Data extracted from a collection:

* * * * * * *

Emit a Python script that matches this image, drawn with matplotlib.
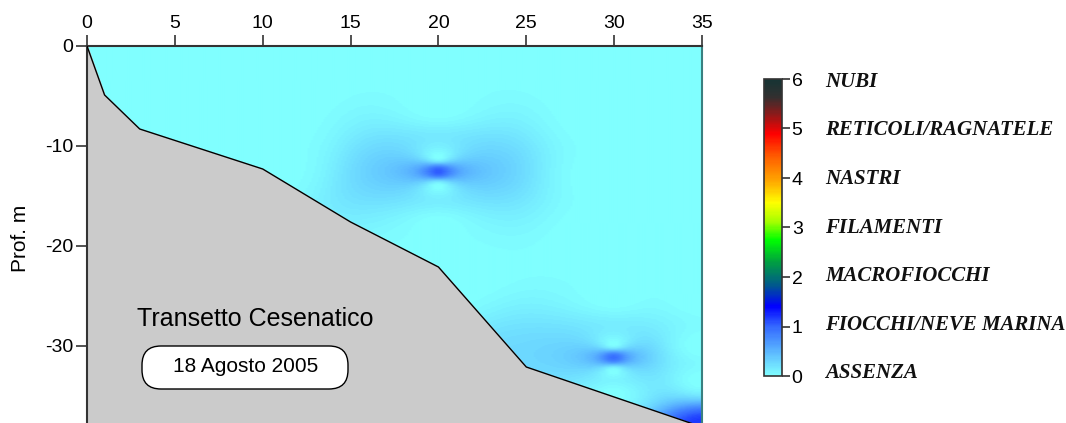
import numpy as np
import matplotlib
matplotlib.use("Agg")
import matplotlib.pyplot as plt
from matplotlib.colors import LinearSegmentedColormap, Normalize
from matplotlib.cm import ScalarMappable
from matplotlib.patches import FancyBboxPatch
from matplotlib.transforms import IdentityTransform

plt.rcParams['font.family'] = ['Liberation Sans', 'DejaVu Sans']
plt.rcParams['axes.unicode_minus'] = False

# bathymetry profile (distance, depth m)
bathy_x = [0, 1, 3, 10, 15, 20, 25, 35]
bathy_z = [0, -4.9, -8.3, -12.3, -17.6, -22.1, -32.1, -38.1]

# aggregate class readings along the transect (depth, class) per station
st1_z = [-0.5, -4.0]
st1_v = [0, 0]
st3_z = [-0.5, -4.0, -7.5]
st3_v = [0, 0, 0]
st10_z = [-0.5, -4.0, -8.0, -12.0]
st10_v = [0, 0, 0, 0]
st20_z = [-0.5, -6.0, -11.1, -12.6, -14.1, -18.0, -21.5]
st20_v = [0, 0, 0, 1.05, 0, 0, 0]
st30_z = [-0.5, -7.0, -13.0, -19.0, -25.0, -29.8, -31.2, -32.6, -34.8]
st30_v = [0, 0, 0, 0, 0, 0, 0.95, 0, 0]
st35_z = [-0.5, -7.0, -13.0, -19.0, -25.0, -30.0, -33.5, -38.0]
st35_v = [0, 0, 0, 0, 0, 0, 0, 1.2]

stations = [(1, st1_z, st1_v), (3, st3_z, st3_v), (10, st10_z, st10_v),
            (20, st20_z, st20_v), (30, st30_z, st30_v), (35, st35_z, st35_v)]

cb_ticks = [0, 1, 2, 3, 4, 5, 6]
cb_names = ["ASSENZA", "FIOCCHI/NEVE MARINA", "MACROFIOCCHI", "FILAMENTI",
            "NASTRI", "RETICOLI/RAGNATELE", "NUBI"]

cmap = LinearSegmentedColormap.from_list("aggr", [
    (0.0 / 6, "#80ffff"), (0.5 / 6, "#5ab4ff"), (1.0 / 6, "#3366ff"),
    (1.4 / 6, "#0000ff"), (1.85 / 6, "#005c88"), (2.3 / 6, "#00a040"),
    (2.75 / 6, "#00ff00"), (3.1 / 6, "#a0ff00"), (3.5 / 6, "#ffff00"),
    (3.95 / 6, "#ffa500"), (4.42 / 6, "#ff6000"), (4.9 / 6, "#ff0000"),
    (5.3 / 6, "#8b1a1a"), (5.66 / 6, "#303030"), (6.0 / 6, "#163434")])

# modified Shepard gridding of the readings (search radius R)
px, pz, pv = [], [], []
for sx, zs, vs in stations:
    for z, v in zip(zs, vs):
        px.append(sx); pz.append(z); pv.append(v)
px, pz, pv = np.array(px, float), np.array(pz, float), np.array(pv, float)

R = 13.0
gx = np.linspace(0, 35, 351)
gz = np.linspace(0, -38.5, 386)
GX, GZ = np.meshgrid(gx, gz)
d = np.sqrt((GX[..., None] - px) ** 2 + (GZ[..., None] - pz) ** 2) + 1e-4
w = (np.clip(R - d, 0, None) / (R * d)) ** 2
wsum = w.sum(-1)
field = np.where(wsum > 0, (w * pv).sum(-1) / np.where(wsum > 0, wsum, 1), 0)

fig = plt.figure(figsize=(10.66, 4.23), dpi=100)
ax = fig.add_axes([87 / 1066, 0, 615 / 1066, 377 / 423])

ax.imshow(field, extent=[0, 35, -38.5, 0], origin='upper', cmap=cmap,
          vmin=0, vmax=6, aspect='auto', interpolation='bilinear')
ax.fill_between(bathy_x, bathy_z, -40, color='#cbcbcb', zorder=2)
ax.plot(bathy_x, bathy_z, color='black', lw=1, zorder=3)

ax.set_xlim(0, 35)
ax.set_ylim(-37.7, 0)
ax.set_xticks([0, 5, 10, 15, 20, 25, 30, 35])
ax.set_yticks([0, -10, -20, -30])
ax.xaxis.tick_top()
ax.tick_params(axis='both', direction='out', length=8, width=1.2,
               labelsize=14, pad=2, color='#333333')
ax.tick_params(axis='x', top=True, bottom=False)
ax.spines['bottom'].set_visible(False)
for s in ['top', 'left']:
    ax.spines[s].set_linewidth(1.5)
    ax.spines[s].set_color('#333333')
ax.spines['right'].set_color('#3a8080')
ax.spines['right'].set_linewidth(1.5)
ax.set_ylabel("Prof. m", fontsize=15)
ax.yaxis.set_label_coords(-57 / 615, 0.49)

ax.text(9.55, -27.3, "Transetto Cesenatico", fontsize=18, ha='center',
        va='center', zorder=5)
box = FancyBboxPatch((142, 34), 206, 43, boxstyle="round,pad=0,rounding_size=19",
                     fc='white', ec='black', lw=1, transform=IdentityTransform(),
                     zorder=4)
ax.add_artist(box)
ax.text(9.0, -32.1, "18 Agosto 2005", fontsize=15, ha='center',
        va='center', zorder=5)

cax = fig.add_axes([764 / 1066, 47 / 423, 18 / 1066, 297 / 423])
cb = fig.colorbar(ScalarMappable(norm=Normalize(0, 6), cmap=cmap), cax=cax,
                  ticks=cb_ticks)
cb.outline.set_edgecolor('#333333')
cb.outline.set_linewidth(1.2)
cax.tick_params(direction='out', length=6, width=1.2, labelsize=14, pad=1,
                color='#333333')
tr = cax.get_yaxis_transform()
for t, name in zip(cb_ticks, cb_names):
    cax.text(3.4, t + 0.06 * (t - 3) / 3 * -1, name, transform=tr, fontsize=15,
             fontweight='bold', fontstyle='italic', family='Liberation Serif',
             va='center', ha='left', color='#111111')

fig.savefig("out.png", dpi=100)
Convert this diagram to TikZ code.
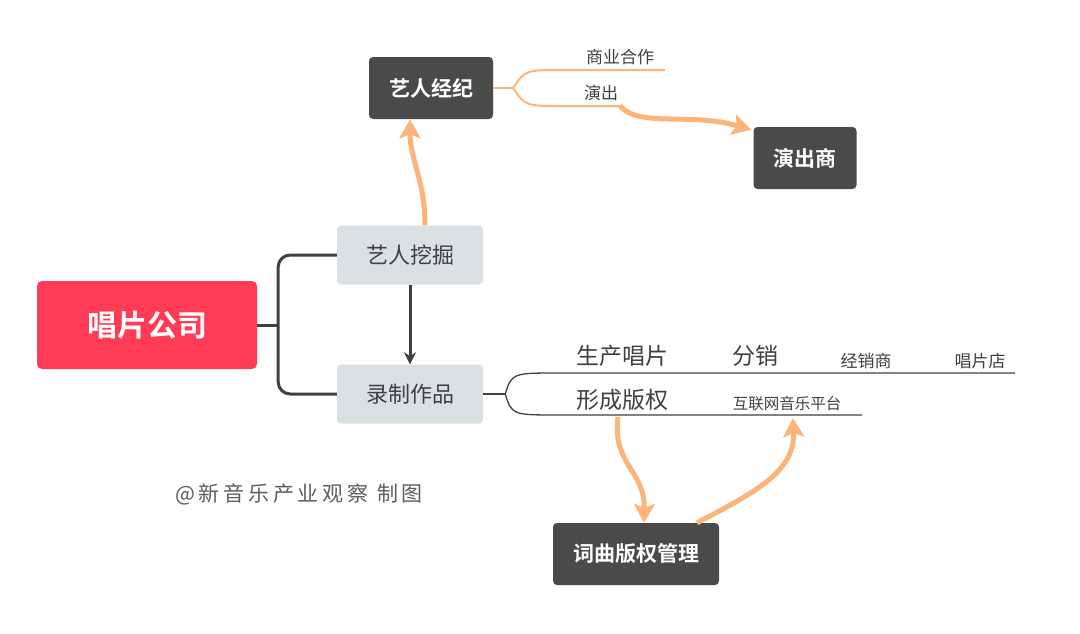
\documentclass[tikz,border=0pt]{standalone}
\usepackage{fontspec}
\setmainfont{Noto Sans CJK SC}[BoldFont={Noto Sans CJK SC Bold}]
\usetikzlibrary{positioning}
\usetikzlibrary{arrows.meta}
\definecolor{labelred}{HTML}{FF3B55}
\definecolor{boxdark}{HTML}{4A4B48}
\definecolor{boxlight}{HTML}{D9E1E3}
\definecolor{peach}{HTML}{FDB47B}
\definecolor{ink}{HTML}{404040}
\tikzset{fs/.style={font=\fontsize{#1}{#1}\selectfont}}
\tikzset{fsb/.style={font=\fontsize{#1}{#1}\selectfont\bfseries}}
\tikzset{dark/.style={draw=none,fill=boxdark,rounded corners=4pt,text=white,fsb=21,
  inner xsep=20pt,minimum height=62pt}}
\tikzset{light/.style={fill=boxlight,rounded corners=4pt,text=ink,fs=22,minimum width=146pt,minimum height=59pt}}
\tikzset{trunk/.style={draw=ink,line width=3pt}}
\tikzset{twig/.style={draw=ink,line width=1.3pt}}
\tikzset{peachline/.style={draw=peach,line width=2pt}}
\tikzset{peacharrow/.style={draw=peach,line width=5pt,-{Stealth[length=19pt,width=21pt,inset=4pt]}}}
\tikzset{lbl/.style={text=ink,inner sep=0pt}}

\begin{document}
\begin{tikzpicture}[x=1pt,y=-1pt]
\useasboundingbox (0,0) rectangle (1080,633);
\node[fill=labelred,rounded corners=5pt,text=white,fsb=30,minimum width=220pt,minimum height=88pt] (label) at (147,325) {唱片公司};
\node[light] (dig) at (410,255) {艺人挖掘};
\node[light] (rec) at (410,394) {录制作品};
\node[dark] (agent) at (431,88) {艺人经纪};
\node[dark] (show) at (805,158) {演出商};
\node[dark] (copy) at (636,554) {词曲版权管理};

% trunk
\draw[trunk] (label.east) -- ++(21,0) coordinate (fork);
\draw[trunk,rounded corners=12pt] (dig.west) -| (fork) |- (rec.west);
\draw[trunk,-{Stealth[length=12pt,width=12pt]}] (dig) -- (rec);

% artist branch
\draw[peachline] (agent.east) -- ++(20,0) coordinate (af);
\coordinate (biz) at (665,70);
\coordinate (gig) at (620,106);
\draw[peachline] (af) .. controls (525,70) .. (565,70) -- (biz);
\draw[peachline] (af) .. controls (525,106) .. (565,106) -- (gig);
\node[lbl,fs=17] (bizt) at (620,57) {商业合作};
\node[lbl,fs=17] (gigt) at (601,93) {演出};
\draw[peacharrow] ([xshift=15pt]dig.north) .. controls (425,180) and (410,160) .. ([xshift=-21pt]agent.south);
\draw[peacharrow] (gig) .. controls (640,128) and (690,112) .. ([shift={(-2pt,-3pt)}]show.north west);

% record branch
\draw[twig] (rec.east) -- ++(22,0) coordinate (rf);
\coordinate (sell) at (1015,373);
\coordinate (net) at (862,415);
\draw[twig] (rf) .. controls (512,373) .. (560,373) -- (sell);
\draw[twig] (rf) .. controls (512,415) .. (560,415) -- (net);
\node[lbl,fs=23] (make) at (622,356) {生产唱片};
\node[lbl,fs=23] (dist) at (755,356) {分销};
\node[lbl,fs=17] (deal) at (866,361) {经销商};
\node[lbl,fs=17] (shop) at (980,361) {唱片店};
\node[lbl,fs=23] (right) at (622,400) {形成版权};
\node[lbl,fs=15.5] (web) at (787,404) {互联网音乐平台};
\coordinate (down) at (618,417);
\draw[peacharrow] (down) .. controls (612,465) and (645,470) .. ([xshift=8pt]copy.north);
\draw[peacharrow] ([xshift=61pt]copy.north) .. controls (760,490) and (795,470) .. (793,418);

\node[text=ink!85,fs=21,inner sep=0pt] (mark) at (299,494) {\addfontfeature{LetterSpace=18}@新音乐产业观察 制图};
\end{tikzpicture}
\end{document}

* * * * * * *

Begin with the first line of the records and repeat every line up to the one with "bathy_z = [0, -4.9, -8.3, -12.3, -17.6, -22.1, -32.1, -38.1]", counting that line too. Pictures are not part of the copy.

Emit a Python script that matches this image, drawn with matplotlib.
import numpy as np
import matplotlib
matplotlib.use("Agg")
import matplotlib.pyplot as plt
from matplotlib.colors import LinearSegmentedColormap, Normalize
from matplotlib.cm import ScalarMappable
from matplotlib.patches import FancyBboxPatch
from matplotlib.transforms import IdentityTransform

plt.rcParams['font.family'] = ['Liberation Sans', 'DejaVu Sans']
plt.rcParams['axes.unicode_minus'] = False

# bathymetry profile (distance, depth m)
bathy_x = [0, 1, 3, 10, 15, 20, 25, 35]
bathy_z = [0, -4.9, -8.3, -12.3, -17.6, -22.1, -32.1, -38.1]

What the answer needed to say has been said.